A couple of days ago I, um, devised a way to read the group’s content despite being blocked. I definitely wasn’t going to try to post anything, but I was curious how the group stood. The top message was:

Alice: I will be shutting this group down in the next couple of days. I am not certain if a new FB group will be established but if it is I will not be a part of it. I had started this group because I was quite frankly angry that the property I was in the process of purchasing was not going to be what I intended it to be.[..] I was willing to fight for my dream. [..]
Over the last week I have come to realize that fighting for my dream would come at the expense of not only the dreams of others, but also the needs of others. [..] We are all doing the best we can to survive in a rapidly changing world and make the best decisions for ourselves and our families. What I have always believed and what I have once again remembered is that we need to be kind and tolerant of each other. I wish everyone well in the decisions they make for their futures.

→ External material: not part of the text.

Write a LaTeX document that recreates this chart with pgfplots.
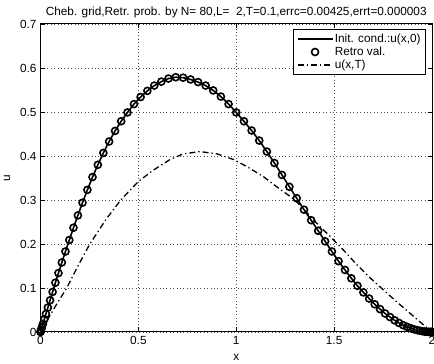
\documentclass[border=0pt]{standalone}
\usepackage{fontspec}
\setmainfont{Liberation Sans}
\usepackage{pgfplots}
\pgfplotsset{compat=1.18}
\usepackage{pgfplotstable}

\pgfplotsset{
  lineleg/.style={legend image code/.code={\draw[##1] (0bp,0bp) -- (35bp,0bp);}},
  markleg/.style={legend image code/.code={\draw[##1] plot coordinates {(17.5bp,0bp)};}},
}

\pgfplotstableread{
x u
0 0
0.00077 0.0012
0.00308 0.0046
0.00693 0.0104
0.01231 0.0184
0.01921 0.0287
0.02763 0.041
0.03754 0.0555
0.04894 0.072
0.06181 0.091
0.07612 0.112
0.09186 0.134
0.10899 0.158
0.12750 0.183
0.14736 0.209
0.16853 0.237
0.19098 0.265
0.21469 0.294
0.23959 0.323
0.26568 0.352
0.29289 0.380
0.32120 0.407
0.35055 0.433
0.38091 0.457
0.41221 0.479
0.44443 0.499
0.47750 0.518
0.51138 0.534
0.54601 0.548
0.58134 0.560
0.61732 0.569
0.65388 0.576
0.69098 0.579
0.72856 0.578
0.76655 0.574
0.80491 0.568
0.84357 0.560
0.88246 0.549
0.92154 0.535
0.96074 0.518
1.00000 0.499
1.03926 0.479
1.07846 0.458
1.11754 0.435
1.15643 0.410
1.19509 0.384
1.23345 0.357
1.27144 0.330
1.30902 0.304
1.34612 0.278
1.38268 0.254
1.41866 0.230
1.45399 0.206
1.48862 0.183
1.52250 0.161
1.55557 0.141
1.58779 0.122
1.61909 0.105
1.64945 0.090
1.67880 0.076
1.70711 0.063
1.73432 0.052
1.76041 0.042
1.78531 0.034
1.80902 0.0265
1.83147 0.0205
1.85264 0.0155
1.87250 0.0117
1.89101 0.0086
1.90814 0.0061
1.92388 0.0042
1.93819 0.0028
1.95106 0.0017
1.96246 0.0010
1.97237 0.0005
1.98079 0.0003
1.98769 0.0001
1.99307 0.0
1.99692 0.0
1.99923 0.0
2 0
}\initdata

\pgfplotstableread{
x u
0 0
0.04 0.031
0.074 0.057
0.134 0.100
0.19 0.149
0.252 0.200
0.338 0.258
0.41 0.300
0.5 0.342
0.577 0.368
0.662 0.392
0.73 0.405
0.815 0.410
0.901 0.405
0.986 0.392
1.054 0.376
1.139 0.353
1.207 0.330
1.30 0.300
1.42 0.243
1.48 0.217
1.548 0.186
1.616 0.153
1.684 0.123
1.753 0.095
1.821 0.068
1.889 0.042
1.957 0.016
2 0
}\finaldata

\begin{document}
\begin{tikzpicture}[font=\fontsize{11.8bp}{14bp}\selectfont]
\begin{axis}[
  name=ax,
  scale only axis,
  width=391.5bp, height=308bp,
  xmin=0, xmax=2, ymin=0, ymax=0.7,
  xtick={0,0.5,1,1.5,2},
  xticklabels={0,0.5,1,1.5,2},
  ytick={0,0.1,0.2,0.3,0.4,0.5,0.6,0.7},
  yticklabels={0,0.1,0.2,0.3,0.4,0.5,0.6,0.7},
  tick label style={font=\fontsize{11.8bp}{14bp}\selectfont},
  xticklabel style={yshift=-1bp},
  yticklabel style={xshift=-0.5bp},
  tick align=inside,
  major tick length=4.5bp,
  every tick/.style={black, line width=0.7bp},
  axis line style={line width=1bp},
  grid=major,
  major grid style={black!70, line width=0.7bp, dash pattern=on 0.8bp off 2.6bp},
  legend style={
    at={(1,1)}, anchor=north east, xshift=-6bp, yshift=-5bp,
    draw=black, line width=0.9bp,
    font=\fontsize{11.8bp}{14bp}\selectfont,
    inner xsep=3.5bp, inner ysep=3bp,
    row sep=0bp,
    cells={anchor=west},
    nodes={inner sep=1.5bp},
  },
]
\addplot[black, line width=1.6bp, lineleg]
  table[x=x,y=u] {\initdata};
\addlegendentry{Init. cond.:u(x,0)}
\addplot[black, only marks, mark=o, mark size=3.5bp,
  mark options={line width=1.6bp}, markleg]
  table[x=x,y=u] {\initdata};
\addlegendentry{Retro val.}
\addplot[black, line width=1.3bp, dash pattern=on 6bp off 3bp on 1.3bp off 3bp, lineleg]
  table[x=x,y=u] {\finaldata};
\addlegendentry{u(x,T)}
\end{axis}
\node[anchor=base] at ([yshift=8.3bp]ax.north) {Cheb. grid,Retr. prob. by N= 80,L=\ \ 2,T=0.1,errc=0.00425,errt=0.000003};
\node[anchor=base] at ([yshift=-28.7bp]ax.south) {x};
\node[rotate=90] at ([xshift=-33.4bp]ax.west) {u};
\pgfresetboundingbox
\path[use as bounding box] ([xshift=-40.5bp,yshift=-32bp]ax.south west) rectangle ([xshift=2bp,yshift=24bp]ax.north east);
\end{tikzpicture}
\end{document}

I am pretty sure that this was not a reaction to my contributions or my incursion. The thread I launched was only one of 90 threads in the group, and definitely hadn’t been active in the past week. A lot of the other more recent threads were more extreme and more angry, and the anger seemed to be between locals. It was clear that the community itself was divided between solar opponents (like Alice and Doreen) and solar champions or beneficiaries (like Eve), and that some of the champions saw their dreams and their needs depending on the project going ahead. It seems that that was not a fight that Alice wanted to fight anymore. Much respect for that hard decision.